4. We can go to Our God because He is Our God.  David knows that he has a personal relationship with the Lord God.  He can go to His God at any time.  When we know God, we can trust Him.  We know that He loves us with an everlasting love.  We know that He will never leave us nor forsake us.

5. We can go to Our God because He is Our Strength.  David couldn’t handle his enemies in his own strength, but he knew the All-Powerful God.  We can do nothing apart from God.  As Paul stated: “I can do all things through Christ which strengtheneth me.” (Philippians 4:13).  We may get tired and want to quit, but God’s strength enables us to carry on.

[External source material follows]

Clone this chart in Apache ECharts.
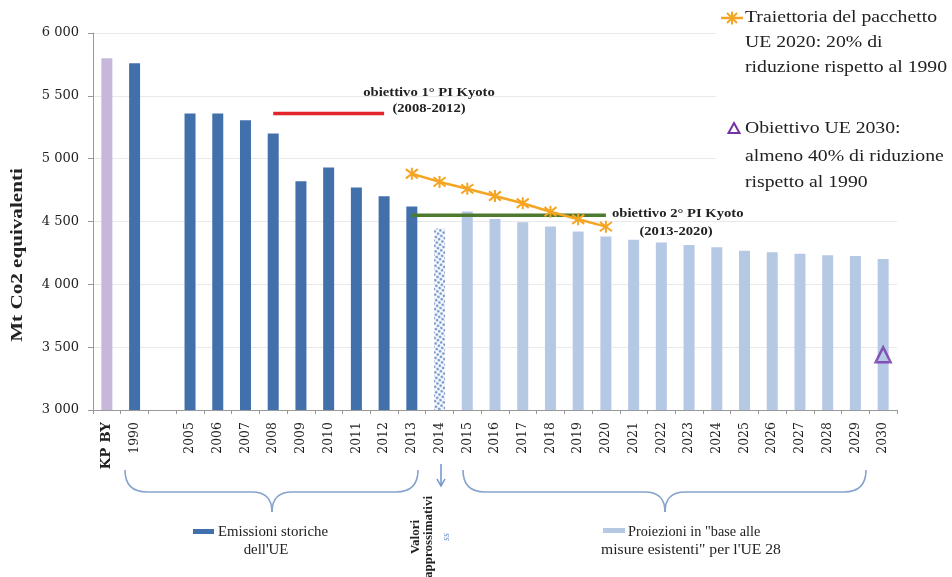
<!DOCTYPE html>
<html><head><meta charset="utf-8">
<script src="https://cdn.jsdelivr.net/npm/echarts@6/dist/echarts.min.js"></script>
<style>html,body{margin:0;padding:0;background:#fff}#c{width:952px;height:577px}</style>
</head><body><div id="c"></div>
<script>
// ---- data ----
const categories = ['KP BY','1990','','2005','2006','2007','2008','2009','2010','2011','2012','2013','2014','2015','2016','2017','2018','2019','2020','2021','2022','2023','2024','2025','2026','2027','2028','2029','2030'];
const yTicks = [3000, 3500, 4000, 4500, 5000, 5500, 6000];
const kpbyYears = ['KP BY'];
const kpbyValues = [5800];
const historicYears = ['1990','2005','2006','2007','2008','2009','2010','2011','2012','2013'];
const historicValues = [5760, 5360, 5360, 5305, 5200, 4820, 4930, 4770, 4700, 4620];
const approxYears = ['2014'];
const approxValues = [4445];
const projYears = ['2015','2016','2017','2018','2019','2020','2021','2022','2023','2024','2025','2026','2027','2028','2029','2030'];
const projValues = [4580, 4520, 4495, 4460, 4420, 4380, 4355, 4332, 4313, 4295, 4268, 4255, 4244, 4231, 4225, 4202];
const trajYears = ['2013','2014','2015','2016','2017','2018','2019','2020'];
const trajValues = [4880, 4815, 4760, 4703, 4645, 4578, 4518, 4459];
const kyoto1Years = ['2008','2009','2010','2011','2012'];
const kyoto1Values = [5360, 5360, 5360, 5360, 5360];
const kyoto2Years = ['2013','2014','2015','2016','2017','2018','2019','2020'];
const kyoto2Values = [4550, 4550, 4550, 4550, 4550, 4550, 4550, 4550];
const target2030Years = ['2030'];
const target2030Values = [3440];

function align(years, values){
  return categories.map(c => { const i = years.indexOf(c); return i >= 0 ? values[i] : null; });
}
const SERIF = "'Liberation Serif', 'DejaVu Serif', serif";
const WIDE = "'DejaVu Serif', serif";
const starPath = 'path://M0,0L10,10M10,0L0,10M5,-1.5L5,11.5';
const txt = '#222';
const braceStyle = { stroke: '#86a3cb', lineWidth: 1.6, fill: null };

function brace(x1, x2, xm, y0, y1, y2){
  const r = 22;
  return [
    { type: 'bezierCurve', shape: { x1: x1, y1: y0, x2: x1 + r, y2: y1, cpx1: x1, cpy1: y1 }, style: braceStyle },
    { type: 'line', shape: { x1: x1 + r, y1: y1, x2: xm - 20, y2: y1 }, style: braceStyle },
    { type: 'bezierCurve', shape: { x1: xm - 20, y1: y1, x2: xm, y2: y2, cpx1: xm, cpy1: y1 }, style: braceStyle },
    { type: 'bezierCurve', shape: { x1: xm, y1: y2, x2: xm + 20, y2: y1, cpx1: xm, cpy1: y1 }, style: braceStyle },
    { type: 'line', shape: { x1: xm + 20, y1: y1, x2: x2 - r, y2: y1 }, style: braceStyle },
    { type: 'bezierCurve', shape: { x1: x2 - r, y1: y1, x2: x2, y2: y0, cpx1: x2, cpy1: y1 }, style: braceStyle }
  ];
}
const orangeStroke = { stroke: '#f5a524', lineWidth: 2 };
function T(x, y, text, font, opts){
  opts = opts || {};
  return { type: 'text', x: x, y: y, z: 20, rotation: opts.rot || 0, scaleX: opts.sx || 1,
    style: { text: text, font: font, fill: opts.fill || txt, align: opts.align || 'left', verticalAlign: 'middle' } };
}

const chart = echarts.init(document.getElementById('c'));
const barBase = { type: 'bar', barWidth: 11, barGap: '-100%' };
chart.setOption({
  animation: false,
  grid: { left: 93, right: 55, top: 33, bottom: 167 },
  xAxis: {
    type: 'category', data: categories,
    axisLine: { lineStyle: { color: '#999', width: 1 } },
    axisTick: { show: true, length: 4, lineStyle: { color: '#999' } },
    axisLabel: { rotate: 90, margin: 12, interval: 0, color: txt, fontFamily: WIDE, fontSize: 12.5,
      formatter: v => v === 'KP BY' ? '{b|KP BY}' : v,
      rich: { b: { fontWeight: 'bold', fontFamily: WIDE, fontSize: 13.5, color: txt } } }
  },
  yAxis: {
    type: 'value', min: 3000, max: 6000, interval: 500,
    axisLine: { show: true, lineStyle: { color: '#999' } },
    axisTick: { show: true, length: 5, lineStyle: { color: '#999' } },
    splitLine: { lineStyle: { color: '#e9e9e9' } },
    axisLabel: { margin: 14, color: txt, fontFamily: WIDE, fontSize: 13,
      formatter: v => yTicks.includes(v) ? String(v).replace(/(\d)(\d{3})$/, '$1 $2') : '' }
  },
  series: [
    Object.assign({}, barBase, { name: 'KP BY', data: align(kpbyYears, kpbyValues), itemStyle: { color: '#c7b7da' } }),
    Object.assign({}, barBase, { name: 'Emissioni storiche', data: align(historicYears, historicValues), itemStyle: { color: '#4270ab' } }),
    Object.assign({}, barBase, { name: 'Valori approssimativi', data: align(approxYears, approxValues),
      itemStyle: { color: '#ffffff', decal: { symbol: 'circle', symbolSize: 0.85, color: '#5f87c2', dashArrayX: [3, 1], dashArrayY: [3, 1], rotation: 0.6 } } }),
    Object.assign({}, barBase, { name: 'Proiezioni', data: align(projYears, projValues), itemStyle: { color: '#b5c9e5' } }),
    { name: 'Kyoto1', type: 'line', data: align(kyoto1Years, kyoto1Values), symbol: 'none', lineStyle: { color: '#e3252b', width: 3.5 }, z: 5 },
    { name: 'Kyoto2', type: 'line', data: align(kyoto2Years, kyoto2Values), symbol: 'none', lineStyle: { color: '#4d7a2e', width: 3.5 }, z: 5 },
    { name: 'Traiettoria', type: 'line', data: align(trajYears, trajValues), symbol: starPath, symbolSize: 12,
      lineStyle: { color: '#f5a524', width: 2.5 }, itemStyle: { color: '#f5a524', borderColor: '#f5a524', borderWidth: 2 }, z: 6 },
    { name: 'Obiettivo 2030', type: 'scatter', data: align(target2030Years, target2030Values), symbol: 'triangle', symbolSize: 15,
      itemStyle: { color: 'rgba(255,255,255,0)', borderColor: '#7232a6', borderWidth: 2.5 }, z: 7 }
  ],
  graphic: [
    // white backing of the right legend box (hides grid lines there)
    { type: 'rect', z: 10, shape: { x: 716, y: 0, width: 236, height: 200 }, style: { fill: '#ffffff' } },
    // y axis name
    T(18, 255, 'Mt Co2 equivalenti', `bold 16px ${SERIF}`, { rot: Math.PI / 2, sx: 1.32, align: 'center' }),
    // kyoto annotations
    T(429, 93, 'obiettivo 1° PI Kyoto', `bold 12px ${SERIF}`, { sx: 1.22, align: 'center' }),
    T(429, 109, '(2008-2012)', `bold 12px ${SERIF}`, { sx: 1.22, align: 'center' }),
    T(612, 214, 'obiettivo 2° PI Kyoto', `bold 12px ${SERIF}`, { sx: 1.22 }),
    T(676, 232, '(2013-2020)', `bold 12px ${SERIF}`, { sx: 1.22, align: 'center' }),
    // right legend
    { type: 'line', z: 20, shape: { x1: 721, y1: 18, x2: 743, y2: 18 }, style: { stroke: '#f5a524', lineWidth: 2.5 } },
    { type: 'line', z: 20, shape: { x1: 727, y1: 13, x2: 737, y2: 23 }, style: orangeStroke },
    { type: 'line', z: 20, shape: { x1: 737, y1: 13, x2: 727, y2: 23 }, style: orangeStroke },
    { type: 'line', z: 20, shape: { x1: 732, y1: 11.5, x2: 732, y2: 24.5 }, style: orangeStroke },
    T(745, 18, 'Traiettoria del pacchetto', `17px ${SERIF}`, { sx: 1.16 }),
    T(745, 43, 'UE 2020: 20% di', `17px ${SERIF}`, { sx: 1.16 }),
    T(745, 68, 'riduzione rispetto al 1990', `17px ${SERIF}`, { sx: 1.16 }),
    { type: 'polygon', z: 20, shape: { points: [[734, 123], [739.5, 133], [728.5, 133]] }, style: { stroke: '#7232a6', lineWidth: 2, fill: null } },
    T(745, 129, 'Obiettivo UE 2030:', `17px ${SERIF}`, { sx: 1.16 }),
    T(745, 157, 'almeno 40% di riduzione', `17px ${SERIF}`, { sx: 1.16 }),
    T(745, 183, 'rispetto al 1990', `17px ${SERIF}`, { sx: 1.16 }),
    // braces
    ...brace(125, 418, 272, 470, 492, 512),
    ...brace(463, 866, 665, 470, 492, 512),
    // arrow for 2014
    { type: 'line', shape: { x1: 441, y1: 464, x2: 441, y2: 485 }, style: { stroke: '#6f93c8', lineWidth: 1.5 } },
    { type: 'polyline', shape: { points: [[437, 479], [441, 486], [445, 479]] }, style: { stroke: '#6f93c8', lineWidth: 1.5, fill: null } },
    T(416, 537, 'Valori', `bold 13px ${SERIF}`, { rot: Math.PI / 2, align: 'center' }),
    T(429, 537, 'approssimativi', `bold 13px ${SERIF}`, { rot: Math.PI / 2, align: 'center' }),
    T(446, 537, 'ss', `italic 10px ${SERIF}`, { rot: Math.PI / 2, align: 'center', fill: '#6f93c8' }),
    // bottom legends
    { type: 'rect', shape: { x: 193, y: 529, width: 21, height: 5 }, style: { fill: '#4270ab' } },
    T(218, 532, 'Emissioni storiche', `14px ${SERIF}`, { sx: 1.06 }),
    T(266, 550, "dell'UE", `14px ${SERIF}`, { sx: 1.06, align: 'center' }),
    { type: 'rect', shape: { x: 603, y: 528, width: 22, height: 5 }, style: { fill: '#b5c9e5' } },
    T(628, 532, 'Proiezioni in "base alle', `14px ${SERIF}`, { sx: 1.02 }),
    T(691, 550, "misure esistenti\" per l'UE 28", `14px ${SERIF}`, { sx: 1.12, align: 'center' })
  ]
});
</script>
</body></html>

6. We Can Go to Our God because He is our Shield.  Satan throws his fiery darts of doubt, denial, guilt, temptation, discouragement, and rebellion against God.  In ourselves, we have no defense against these darts; however God is Our Shield.  He comes between us and the fiery darts of Satan.  There is no safer place than behind God, Our Shield.

7. We can Go to Our God because He is Our Savior.  Our salvation solves the greatest problem in life, which is how can a sinful person approach a Holy God.  Jesus took our place upon the cross and paid for our sin.  Through Him, we have eternal life.  If God has taken care of our greatest problem in this life, why can’t we trust Him with the storms that pass through our lives?

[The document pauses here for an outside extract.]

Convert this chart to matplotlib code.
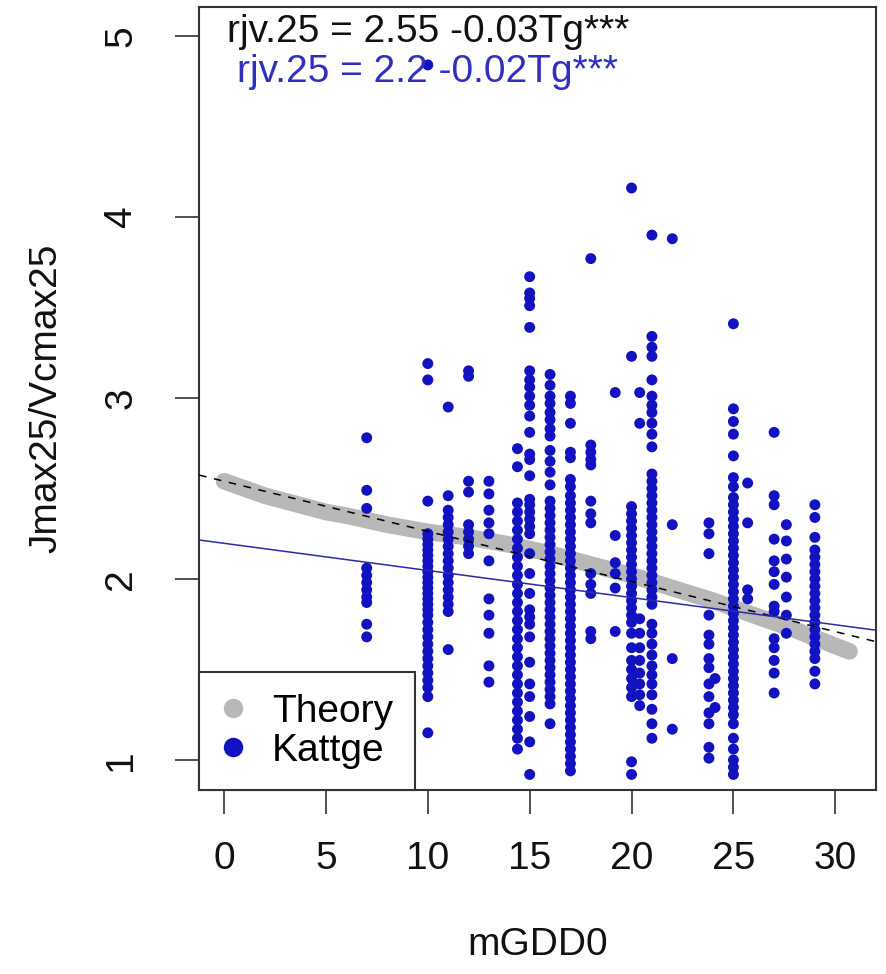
import matplotlib
matplotlib.use("Agg")
import matplotlib.pyplot as plt
from matplotlib.lines import Line2D

plt.rcParams['font.family'] = ['Liberation Sans', 'DejaVu Sans']

# theory curve
theory_x = [0, 1, 2, 3, 4, 5, 6, 8, 10, 12, 14, 16, 18, 20, 22, 24, 26, 28, 30, 30.7]
theory_y = [2.54, 2.50, 2.46, 2.43, 2.40, 2.37, 2.35, 2.30, 2.26, 2.23, 2.19, 2.14,
            2.08, 2.02, 1.95, 1.88, 1.80, 1.72, 1.63, 1.60]

# fitted lines: intercept, slope
theory_fit = (2.54, -0.0277)
kattge_fit = (2.197, -0.0150)

# Kattge observations, one column of y values per mGDD0 value
k07 = [2.78, 2.49, 2.39, 2.06, 2.02, 1.98, 1.94, 1.90, 1.87, 1.75, 1.68]
k10 = [4.84, 3.19, 3.10, 2.43, 2.25, 2.22, 2.19, 2.16, 2.13, 2.10, 2.07, 2.04, 2.01,
       1.98, 1.95, 1.92, 1.89, 1.86, 1.83, 1.80, 1.76, 1.72, 1.68, 1.64, 1.60, 1.56,
       1.52, 1.48, 1.44, 1.40, 1.35, 1.15]
k11 = [2.95, 2.46, 2.38, 2.34, 2.30, 2.26, 2.22, 2.18, 2.14, 2.10, 2.06, 2.02, 1.98,
       1.94, 1.90, 1.86, 1.82, 1.61]
k12 = [3.15, 3.12, 2.54, 2.48, 2.30, 2.26, 2.22, 2.18, 2.14]
k13 = [2.54, 2.47, 2.38, 2.31, 2.25, 2.10, 1.89, 1.80, 1.70, 1.52, 1.43]
k14 = [2.72, 2.62, 2.42, 2.37, 2.32, 2.27, 2.22, 2.17, 2.12, 2.07, 2.02, 1.97, 1.92,
       1.87, 1.82, 1.77, 1.72, 1.67, 1.62, 1.57, 1.52, 1.47, 1.42, 1.37, 1.32, 1.27,
       1.22, 1.17, 1.12, 1.06]
k15 = [3.67, 3.58, 3.55, 3.51, 3.39, 3.15, 3.10, 3.06, 3.01, 2.96, 2.90, 2.81, 2.69,
       2.66, 2.57, 2.44, 2.41, 2.37, 2.33, 2.29, 2.25, 2.14, 2.03, 1.92, 1.83, 1.79,
       1.75, 1.68, 1.54, 1.42, 1.35, 1.24, 1.10, 0.92]
k16 = [3.13, 3.07, 3.01, 2.97, 2.92, 2.88, 2.83, 2.79, 2.71, 2.65, 2.59, 2.52, 2.43,
       2.39, 2.35, 2.31, 2.27, 2.23, 2.19, 2.15, 2.11, 2.07, 2.03, 1.99, 1.95, 1.91,
       1.87, 1.83, 1.79, 1.75, 1.71, 1.67, 1.63, 1.59, 1.55, 1.51, 1.47, 1.43, 1.39,
       1.35, 1.31, 1.20]
k17 = [3.01, 2.97, 2.86, 2.70, 2.67, 2.55, 2.51, 2.46, 2.42, 2.38, 2.34, 2.30, 2.26,
       2.22, 2.18, 2.14, 2.10, 2.06, 2.02, 1.98, 1.94, 1.90, 1.86, 1.82, 1.78, 1.74,
       1.70, 1.66, 1.62, 1.58, 1.54, 1.50, 1.46, 1.42, 1.38, 1.34, 1.30, 1.26, 1.22,
       1.18, 1.14, 1.10, 1.06, 1.02, 0.98, 0.94]
k18 = [3.77, 2.74, 2.70, 2.66, 2.63, 2.43, 2.36, 2.31, 2.03, 1.97, 1.92, 1.71, 1.67]
k19 = [3.03, 2.24, 2.09, 2.03, 1.95, 1.71]
k20 = [4.16, 3.23, 2.40, 2.36, 2.32, 2.28, 2.24, 2.20, 2.16, 2.12, 2.08, 2.04, 2.00,
       1.96, 1.92, 1.88, 1.84, 1.80, 1.76, 1.70, 1.62, 1.55, 1.50, 1.45, 1.40, 1.35,
       0.99, 0.92]
k20b = [3.03, 2.86, 1.78, 1.70, 1.62, 1.55, 1.48, 1.42, 1.36, 1.30]
k21 = [3.90, 3.34, 3.28, 3.23, 3.10, 3.01, 2.96, 2.92, 2.86, 2.80, 2.73, 2.58, 2.54,
       2.50, 2.46, 2.42, 2.38, 2.34, 2.30, 2.26, 2.22, 2.18, 2.14, 2.10, 2.06, 2.02,
       1.98, 1.94, 1.90, 1.86, 1.75, 1.70, 1.64, 1.58, 1.52, 1.47, 1.42, 1.36, 1.28,
       1.20, 1.12]
k22 = [3.88, 2.30, 1.56, 1.17]
k24 = [2.31, 2.25, 2.14, 1.80, 1.69, 1.64, 1.56, 1.51, 1.42, 1.35, 1.26, 1.20, 1.07, 1.01]
k24b = [1.45, 1.29]
k25 = [3.41, 2.94, 2.87, 2.80, 2.68, 2.56, 2.51, 2.45, 2.41, 2.37, 2.33, 2.29, 2.25,
       2.21, 2.17, 2.13, 2.09, 2.05, 2.01, 1.97, 1.93, 1.89, 1.85, 1.81, 1.77, 1.73,
       1.69, 1.65, 1.61, 1.57, 1.53, 1.49, 1.45, 1.41, 1.37, 1.33, 1.29, 1.25, 1.20,
       1.12, 1.06, 1.00, 0.96, 0.92]
k26 = [2.53, 2.31, 1.94, 1.89]
k27 = [2.81, 2.46, 2.41, 2.22, 2.10, 2.04, 1.97, 1.85, 1.82, 1.67, 1.62, 1.55, 1.48, 1.37]
k28 = [2.30, 2.21, 2.11, 2.01, 1.90, 1.80, 1.70]
k29 = [2.41, 2.34, 2.23, 2.16, 2.12, 2.08, 2.04, 2.00, 1.96, 1.92, 1.88, 1.84, 1.80,
       1.76, 1.72, 1.68, 1.64, 1.60, 1.56, 1.49, 1.42]

kattge_gdd = [7, 10, 11, 12, 13, 14.4, 15, 16, 17, 18, 19.2, 20, 20.4, 21, 22,
              23.8, 24.1, 25, 25.7, 27, 27.6, 29]
kattge_cols = [k07, k10, k11, k12, k13, k14, k15, k16, k17, k18, k19, k20, k20b, k21,
               k22, k24, k24b, k25, k26, k27, k28, k29]

grey = '#b8b8b8'
blue = '#1212c0'
fs = 28

fig = plt.figure(figsize=(8.87, 9.74), dpi=100)
ax = fig.add_axes([0.2244, 0.1889, 0.7632, 0.8039])

ax.plot(theory_x, theory_y, color=grey, lw=12, solid_capstyle='round', zorder=1)

for g, ys in zip(kattge_gdd, kattge_cols):
    ax.scatter([g] * len(ys), ys, s=62, color=blue, edgecolors='none', zorder=2)

xl = (-1.23, 32.0)
ax.plot(xl, [theory_fit[0] + theory_fit[1] * v for v in xl], color='black', lw=1.1,
        linestyle=(0, (5, 5)), zorder=3)
ax.plot(xl, [kattge_fit[0] + kattge_fit[1] * v for v in xl], color='#2a2aa8', lw=1.1,
        zorder=3)

ax.text(10, 5.02, 'rjv.25 = 2.55 -0.03Tg***', ha='center', va='center', fontsize=fs,
        color='#111111')
ax.text(10, 4.80, 'rjv.25 = 2.2 -0.02Tg***', ha='center', va='center', fontsize=fs,
        color='#3030c0')

ax.set_xlim(xl)
ax.set_ylim(0.834, 5.16)
ax.set_xticks([0, 5, 10, 15, 20, 25, 30])
ax.set_yticks([1, 2, 3, 4, 5])
ax.tick_params(length=17, width=1.2, color='#333333', labelsize=fs, labelcolor='#111111')
ax.tick_params(axis='x', pad=20)
ax.tick_params(axis='y', pad=26)
for lab in ax.get_yticklabels():
    lab.set_rotation(90)
    lab.set_va('center')
for sp in ax.spines.values():
    sp.set_color('#333333')
    sp.set_linewidth(1.5)

ax.set_xlabel('mGDD0', fontsize=fs, color='#111111', labelpad=36)
ax.set_ylabel('Jmax25/Vcmax25', fontsize=fs, color='#111111', labelpad=28)

handles = [Line2D([], [], marker='o', ls='none', color=grey, markersize=13),
           Line2D([], [], marker='o', ls='none', color=blue, markersize=13)]
leg = ax.legend(handles, ['Theory', 'Kattge'], loc='lower left', fontsize=fs,
                borderaxespad=0, fancybox=False, framealpha=1, handletextpad=0.68,
                labelspacing=0.08, borderpad=0.55, handlelength=0.65)
leg.get_frame().set_edgecolor('#333333')
leg.get_frame().set_linewidth(1.5)

fig.savefig('out.png', dpi=100)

8. We can Go to Our God because He is Our High Tower.  We often see a bird flee into the sky as we approach it.  The bird knows that there is safety in the heights.  Likewise, our Lord places us in the heights to keep us away from the traps and snares of this life.  The storms have little effect upon us when we are safe and secure in the Lord.

As a result of all that God is, David says: “In whom I will trust.”  David knows the Greatness of God.  He trusts God because he knows Him.  Do we know our Great God.  Yes, the storm may be strong, but we do have One to whom we can go.  Will we?